Given records:
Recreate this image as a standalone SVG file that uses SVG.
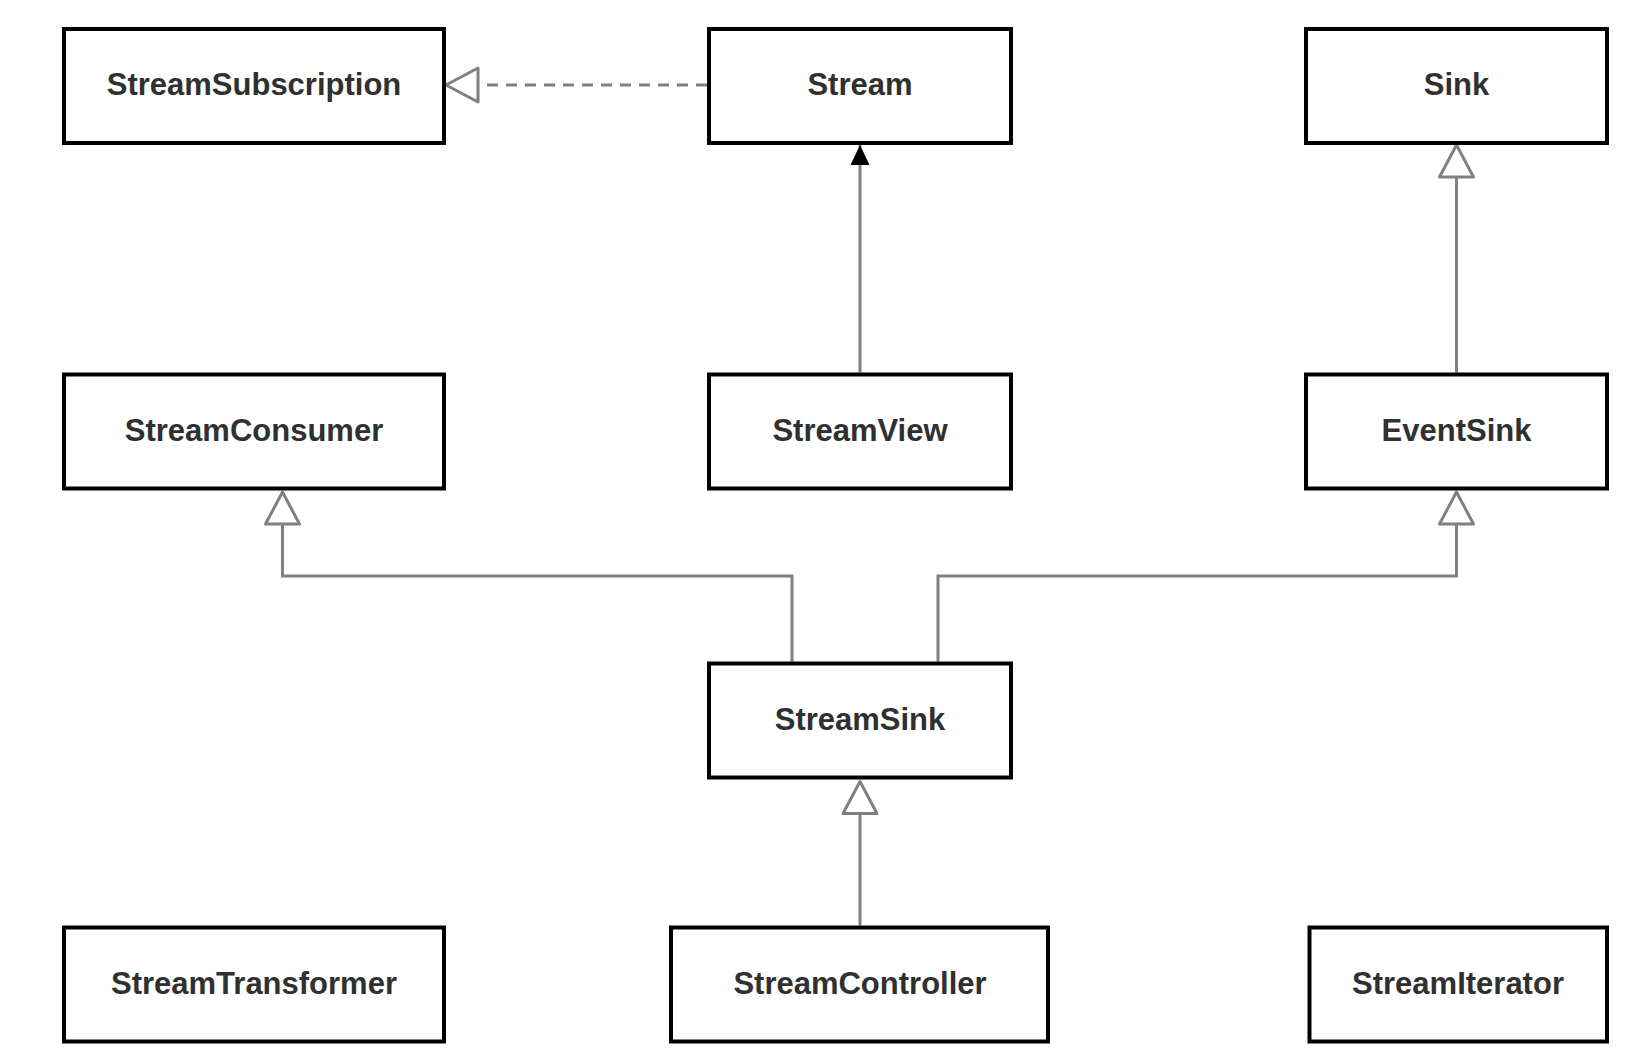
<svg xmlns="http://www.w3.org/2000/svg" width="1636" height="1060" viewBox="0 0 1636 1060">
<style>
.box{fill:#ffffff;stroke:#000000;stroke-width:4}
.lbl{font-family:"Liberation Sans",Arial,sans-serif;font-size:31px;font-weight:bold;fill:#303030;text-anchor:middle;dominant-baseline:central}
.edge{fill:none;stroke:#808080;stroke-width:3}
.dash{stroke-dasharray:11 8}
</style>
<defs>
<marker id="hollow" markerUnits="userSpaceOnUse" viewBox="0 0 36 36" refX="34" refY="18" markerWidth="36" markerHeight="36" orient="auto" overflow="visible">
<path d="M2,1 L34,18 L2,35 Z" fill="#ffffff" stroke="#808080" stroke-width="3" stroke-linejoin="round"/>
</marker>
<marker id="filled" markerUnits="userSpaceOnUse" viewBox="0 0 20 20" refX="20" refY="10" markerWidth="20" markerHeight="20" orient="auto" overflow="visible">
<path d="M0,0.5 L20,10 L0,19.5 Z" fill="#000000"/>
</marker>
</defs>
<rect width="1636" height="1060" fill="#ffffff"/>
<g id="connectors">
<path class="edge dash" d="M707,85 L446,85" marker-end="url(#hollow)"/>
<path class="edge" d="M860,372.5 L860,145" marker-end="url(#filled)"/>
<path class="edge" d="M1456.5,372.5 L1456.5,145" marker-end="url(#hollow)"/>
<path class="edge" d="M792,661.5 L792,576 L282.5,576 L282.5,492" marker-end="url(#hollow)"/>
<path class="edge" d="M938,661.5 L938,576 L1456.5,576 L1456.5,492" marker-end="url(#hollow)"/>
<path class="edge" d="M860,925.5 L860,781.5" marker-end="url(#hollow)"/>
</g>
<g id="StreamSubscription"><rect class="box" x="64" y="29" width="380" height="114"/><text class="lbl" x="254" y="84.5">StreamSubscription</text></g>
<g id="Stream"><rect class="box" x="709" y="29" width="302" height="114"/><text class="lbl" x="860" y="84.5">Stream</text></g>
<g id="Sink"><rect class="box" x="1306" y="29" width="301" height="114"/><text class="lbl" x="1456.5" y="84.5">Sink</text></g>
<g id="StreamConsumer"><rect class="box" x="64" y="374.5" width="380" height="114"/><text class="lbl" x="254" y="430">StreamConsumer</text></g>
<g id="StreamView"><rect class="box" x="709" y="374.5" width="302" height="114"/><text class="lbl" x="860" y="430">StreamView</text></g>
<g id="EventSink"><rect class="box" x="1306" y="374.5" width="301" height="114"/><text class="lbl" x="1456.5" y="430">EventSink</text></g>
<g id="StreamSink"><rect class="box" x="709" y="663.5" width="302" height="114"/><text class="lbl" x="860" y="719">StreamSink</text></g>
<g id="StreamTransformer"><rect class="box" x="64" y="927.5" width="380" height="114"/><text class="lbl" x="254" y="983">StreamTransformer</text></g>
<g id="StreamController"><rect class="box" x="671" y="927.5" width="377" height="114"/><text class="lbl" x="860" y="983">StreamController</text></g>
<g id="StreamIterator"><rect class="box" x="1309.5" y="927.5" width="297.5" height="114"/><text class="lbl" x="1458" y="983">StreamIterator</text></g>
</svg>
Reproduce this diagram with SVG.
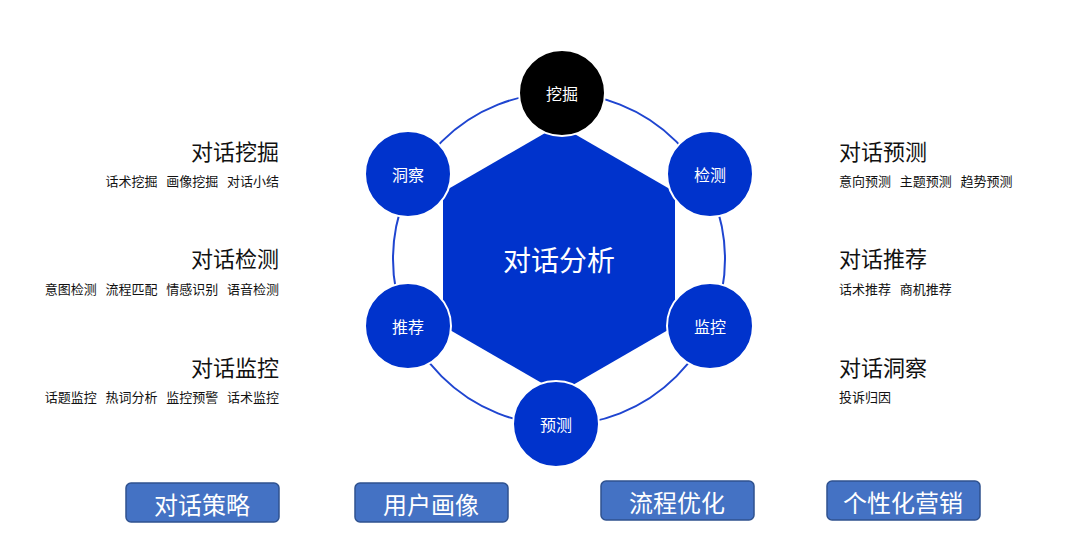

Aim:
Without the pictures, restate all of the entries above verbatim.

Exercise output:
Recreate this image as a standalone SVG file that uses SVG.
<svg xmlns="http://www.w3.org/2000/svg" width="1636" height="1060" viewBox="0 0 1636 1060">
<style>
.box{fill:#ffffff;stroke:#000000;stroke-width:4}
.lbl{font-family:"Liberation Sans",Arial,sans-serif;font-size:31px;font-weight:bold;fill:#303030;text-anchor:middle;dominant-baseline:central}
.edge{fill:none;stroke:#808080;stroke-width:3}
.dash{stroke-dasharray:11 8}
</style>
<defs>
<marker id="hollow" markerUnits="userSpaceOnUse" viewBox="0 0 36 36" refX="34" refY="18" markerWidth="36" markerHeight="36" orient="auto" overflow="visible">
<path d="M2,1 L34,18 L2,35 Z" fill="#ffffff" stroke="#808080" stroke-width="3" stroke-linejoin="round"/>
</marker>
<marker id="filled" markerUnits="userSpaceOnUse" viewBox="0 0 20 20" refX="20" refY="10" markerWidth="20" markerHeight="20" orient="auto" overflow="visible">
<path d="M0,0.5 L20,10 L0,19.5 Z" fill="#000000"/>
</marker>
</defs>
<rect width="1636" height="1060" fill="#ffffff"/>
<g id="connectors">
<path class="edge dash" d="M707,85 L446,85" marker-end="url(#hollow)"/>
<path class="edge" d="M860,372.5 L860,145" marker-end="url(#filled)"/>
<path class="edge" d="M1456.5,372.5 L1456.5,145" marker-end="url(#hollow)"/>
<path class="edge" d="M792,661.5 L792,576 L282.5,576 L282.5,492" marker-end="url(#hollow)"/>
<path class="edge" d="M938,661.5 L938,576 L1456.5,576 L1456.5,492" marker-end="url(#hollow)"/>
<path class="edge" d="M860,925.5 L860,781.5" marker-end="url(#hollow)"/>
</g>
<g id="StreamSubscription"><rect class="box" x="64" y="29" width="380" height="114"/><text class="lbl" x="254" y="84.5">StreamSubscription</text></g>
<g id="Stream"><rect class="box" x="709" y="29" width="302" height="114"/><text class="lbl" x="860" y="84.5">Stream</text></g>
<g id="Sink"><rect class="box" x="1306" y="29" width="301" height="114"/><text class="lbl" x="1456.5" y="84.5">Sink</text></g>
<g id="StreamConsumer"><rect class="box" x="64" y="374.5" width="380" height="114"/><text class="lbl" x="254" y="430">StreamConsumer</text></g>
<g id="StreamView"><rect class="box" x="709" y="374.5" width="302" height="114"/><text class="lbl" x="860" y="430">StreamView</text></g>
<g id="EventSink"><rect class="box" x="1306" y="374.5" width="301" height="114"/><text class="lbl" x="1456.5" y="430">EventSink</text></g>
<g id="StreamSink"><rect class="box" x="709" y="663.5" width="302" height="114"/><text class="lbl" x="860" y="719">StreamSink</text></g>
<g id="StreamTransformer"><rect class="box" x="64" y="927.5" width="380" height="114"/><text class="lbl" x="254" y="983">StreamTransformer</text></g>
<g id="StreamController"><rect class="box" x="671" y="927.5" width="377" height="114"/><text class="lbl" x="860" y="983">StreamController</text></g>
<g id="StreamIterator"><rect class="box" x="1309.5" y="927.5" width="297.5" height="114"/><text class="lbl" x="1458" y="983">StreamIterator</text></g>
</svg>
Reproduce this diagram with SVG.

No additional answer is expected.